Duke Named A 'Bicycle Friendly University'

League of American Bicyclists presents Duke with sustainable designation

Many Duke roads feature sharrows - symbols that alert drivers to share the road with bicyclists. Photo by Eric Gililland via Flickr.
Many Duke roads feature sharrows - symbols that alert drivers to share the road with bicyclists. Photo by Eric Gililland via Flickr.

Duke has been added to a list of 35 colleges listed as a "Bicycle Friendly University" by the League of American Bicyclists. The program recognizes institutions of higher education for promoting and providing a more bicycle-friendly campus for students, employees and visitors.

After receiving an honorable mention for bicycling efforts last year, Duke now has a "Bronze" designation after submitting an application highlighting aspects of Duke's biking programs and how it makes biking easy on campus for students, faculty and staff.

"Over the past six months, we've addressed safety on all our roads, adding bike lanes, wide shoulders or sharrows to every street on campus," said Brian Williams, Duke's transportation demand management coordinator. "The Bicycle Friendly University award highlights the work of the Duke community to make riding a bike easy."

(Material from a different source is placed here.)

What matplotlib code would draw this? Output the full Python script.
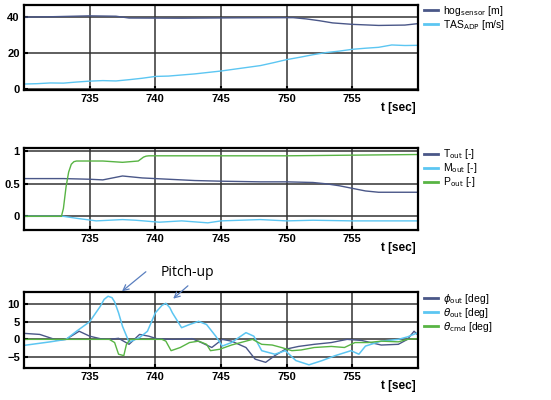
import matplotlib.pyplot as plt
import numpy as np

# panel 1: altitude and airspeed
t_hog = [730, 732, 735, 737, 738, 742, 746, 750.5, 751.5, 752.5, 753.5, 755, 757, 759, 760]
hog = [39.8, 40.0, 40.5, 40.3, 39.3, 39.2, 39.4, 39.5, 38.8, 37.8, 36.6, 35.8, 35.2, 35.4, 36.2]
t_tas = [730, 731, 732, 733, 734, 735, 736, 737, 738, 739, 740, 741, 742, 743, 744, 745,
         746, 747, 748, 749, 750, 751, 752, 753, 754, 755, 756, 757, 758, 759, 760]
tas = [2.8, 3.0, 3.4, 3.3, 3.9, 4.4, 4.7, 4.5, 5.2, 6.0, 7.0, 7.2, 7.8, 8.4, 9.2, 10.0,
       11.0, 12.0, 13.0, 14.6, 16.3, 17.6, 19.0, 20.2, 21.0, 22.0, 22.6, 23.1, 24.4, 24.1, 24.2]

# panel 2: controller outputs
t_T = [730, 733, 735, 736, 737.5, 739, 741, 743, 745, 748, 750, 752, 753, 754, 755, 756, 757, 760]
T_out = [0.58, 0.58, 0.57, 0.56, 0.62, 0.59, 0.57, 0.55, 0.54, 0.53, 0.53, 0.52, 0.50, 0.47, 0.43, 0.39, 0.37, 0.37]
t_M = [730, 733, 734, 735.5, 737.5, 738.5, 740.3, 742, 744, 745, 748, 750, 752, 755, 760]
M_out = [0.0, 0.0, -0.03, -0.07, -0.05, -0.06, -0.09, -0.07, -0.1, -0.07, -0.05, -0.07, -0.06, -0.07, -0.07]
t_P = [730, 732.85, 733.0, 733.2, 733.4, 733.6, 733.8, 734, 736, 737.5, 738.7, 738.9, 739.1, 739.3, 739.5, 745, 750, 755, 760]
P_out = [0.0, 0.0, 0.12, 0.45, 0.68, 0.8, 0.84, 0.85, 0.85, 0.83, 0.85, 0.88, 0.91, 0.925, 0.93, 0.93, 0.93, 0.94, 0.95]

# panel 3: attitude angles
t_phi = [730, 731.2, 732.5, 733.2, 734.2, 735, 735.8, 736.5, 737.2, 738, 738.8, 739.5, 740.1,
         741.3, 742.8, 743.5, 744.3, 745.1, 745.8, 746.9, 747.6, 748.4, 749.1, 749.9, 750.9,
         752.1, 753.4, 754.6, 755.7, 757.2, 758.5, 759.2, 759.7, 760]
phi = [1.7, 1.4, -0.2, 0.0, 2.3, 0.9, 0.2, 0.0, 0.3, -1.4, 1.4, 0.9, 0.2,
       0.0, 0.2, -0.9, -2.3, 0.0, -0.5, -2.3, -5.6, -6.5, -4.6, -2.8, -2.0,
       -1.4, -0.9, 0.0, -0.3, -1.6, -1.4, 0.0, 2.3, 1.2]
t_theta = [730, 732, 733.2, 734, 735, 735.8, 736.1, 736.4, 736.7, 736.9, 737.2, 737.5, 738, 738.8,
           739.4, 740, 740.5, 740.8, 741.1, 741.3, 742, 742.6, 743.3, 743.9, 744.6, 745.1, 745.8,
           746.9, 747.5, 748.1, 749.1, 749.9, 750.7, 751.7, 752.7, 753.7, 754.9, 755.5, 756,
           757.2, 758.5, 759.2, 760]
theta = [-1.7, -0.7, 0.0, 2.3, 5.0, 9.3, 11.3, 12.2, 11.8, 10.6, 7.5, 3.7, -0.8, 0.5,
         2.3, 7.5, 9.6, 10.2, 9.0, 7.5, 3.3, 4.2, 5.1, 4.2, 0.9, -1.9, -0.9,
         1.9, 0.9, -3.2, -4.2, -3.2, -6.0, -7.2, -6.0, -4.6, -3.2, -4.2, -1.9,
         -0.5, 0.0, 0.7, 1.9]
t_cmd = [730, 736.5, 736.9, 737.2, 737.6, 737.8, 738.1, 740.5, 740.8, 741.2, 741.9, 742.6, 743.3,
         743.9, 744.2, 744.9, 745.8, 746.9, 747.4, 748.1, 748.9, 749.6, 750.4, 751.1, 752.1,
         753.4, 754.4, 755.2, 756.2, 757.2, 758.5, 759.2, 760]
theta_cmd = [0.0, 0.0, -0.9, -4.2, -4.6, -1.4, 0.0, 0.0, -0.5, -3.2, -2.3, -0.9, -0.5,
             -1.4, -3.2, -2.8, -1.6, -0.5, 0.0, -1.4, -1.6, -2.3, -3.2, -3.0, -2.3,
             -2.0, -2.3, -0.9, -0.9, -0.5, -0.7, 0.0, 0.2]

xticks = [735, 740, 745, 750, 755]
dark = '#4a5788'
light = '#5cc6f2'
green = '#58b444'

plt.rcParams['font.family'] = ['Liberation Sans', 'DejaVu Sans']

fig = plt.figure(figsize=(5.51, 4.0), dpi=100)
W, H = 551, 400

def make_ax(top, bottom):
    ax = fig.add_axes([24 / W, 1 - bottom / H, (418 - 24) / W, (bottom - top) / H])
    ax.set_xlim(730, 760)
    ax.set_xticks(xticks)
    ax.grid(True, color='#333333', lw=1.1)
    ax.set_axisbelow(True)
    for s in ax.spines.values():
        s.set_linewidth(1.6)
    ax.tick_params(direction='in', length=3, width=1.5, labelsize=8, pad=3)
    for lab in ax.get_xticklabels() + ax.get_yticklabels():
        lab.set_fontweight('bold')
    ax.annotate('t [sec]', xy=(0.95, 0), xycoords='axes fraction', xytext=(0, -18),
                textcoords='offset pixels', ha='center', va='center',
                fontsize=8.5, fontweight='bold')
    return ax

def legend(ax, lines, labels, y0):
    leg = ax.legend(lines, labels, loc='upper left', bbox_to_anchor=(1.005, y0),
                    frameon=False, fontsize=7.5, handlelength=1.3, handletextpad=0.5,
                    labelspacing=0.0, borderaxespad=0)
    for l in leg.get_lines():
        l.set_linewidth(2)

# panel 1
ax1 = make_ax(5, 90)
ax1.set_ylim(-0.5, 46.5)
ax1.set_yticks([0, 20, 40])
l1, = ax1.plot(t_hog, hog, color=dark, lw=1)
l2, = ax1.plot(t_tas, tas, color=light, lw=1)
legend(ax1, [l1, l2], [r'hog$_{\mathrm{sensor}}$ [m]', r'TAS$_{\mathrm{ADP}}$ [m/s]'], 1.06)

# panel 2
ax2 = make_ax(148, 230)
ax2.set_ylim(-0.21, 1.05)
ax2.set_yticks([0, 0.5, 1])
ax2.set_yticklabels(['0', '0.5', '1'])
for lab in ax2.get_yticklabels():
    lab.set_fontweight('bold')
l3, = ax2.plot(t_T, T_out, color=dark, lw=1)
l4, = ax2.plot(t_M, M_out, color=light, lw=1)
l5, = ax2.plot(t_P, P_out, color=green, lw=1)
legend(ax2, [l3, l4, l5], [r'T$_{\mathrm{out}}$ [-]', r'M$_{\mathrm{out}}$ [-]', r'P$_{\mathrm{out}}$ [-]'], 1.06)

# panel 3
ax3 = make_ax(292, 368)
ax3.set_ylim(-8.1, 13.4)
ax3.set_yticks([-5, 0, 5, 10])
l6, = ax3.plot(t_phi, phi, color=dark, lw=1)
l7, = ax3.plot(t_theta, theta, color=light, lw=1.1)
l8, = ax3.plot(t_cmd, theta_cmd, color=green, lw=1)
legend(ax3, [l6, l7, l8], [r'$\phi_{\mathrm{out}}$ [deg]', r'$\theta_{\mathrm{out}}$ [deg]',
                           r'$\theta_{\mathrm{cmd}}$ [deg]'], 1.06)

arrow = dict(arrowstyle='->', color='#5a7fbf', lw=0.9)
ax3.annotate('', xy=(737.3, 13.1), xytext=(148 / W, 1 - 270 / H),
             textcoords='figure fraction', arrowprops=arrow, annotation_clip=False)
ax3.annotate('', xy=(741.2, 11.0), xytext=(190 / W, 1 - 284 / H),
             textcoords='figure fraction', arrowprops=arrow, annotation_clip=False)
fig.text(187 / W, 1 - 272 / H, 'Pitch-up', ha='center', va='center', fontsize=10,
         family='Open Sans')

fig.savefig('out.png', dpi=100)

For the bronze designation, the League of American Bicyclists will give Duke two Bicycle Friendly University road signs, a Bicycle Friendly University pennant, an award certificate and a profile on the organization's website. 

North Carolina State University, University of North Carolina-Greensboro and University of North Carolina-Wilmington also received bronze designation. Duke will maintain its bronze status for four years, after which the university can reapply to maintain or improve its rating.

This isn't the first alternative transportation award recognition for Duke. In December, Duke was named among 31 other universities and colleges across the country as one of the "Best Workplaces for Commuters" by the National Center for Transit Research.

"As universities compete for students and status, becoming more bicycle-friendly is a winning strategy that energizes and invigorates staff and the student body," said Andy Clarke, president of the League of American Bicyclists. "By making cycling safe and enjoyable, Bicycle Friendly Universities are both educating and empowering the next generation to adopt smarter, healthier transportation habits that will last a lifetime."

Randy Best, administrative manager for Duke's Physics Department, said he started riding his bike to work six years ago to benefit his health and cut down on burning gas since he only lives about five miles from West Campus, where he works. He's impressed with the growth of Duke's bicycle commuter program, which offers incentives like up to 24 free parking passes and the use of showers at Brodie and Wilson recreation centers before 9 a.m.

"It's quite commendable what Duke is doing to make the biking program more attractive," said Best, who represents Duke at Durham's Bicycle and Pedestrian Advisory Commission. "The design of campus is well-suited for riding a bike, plus campus is so beautiful that it really makes biking through it a pleasure."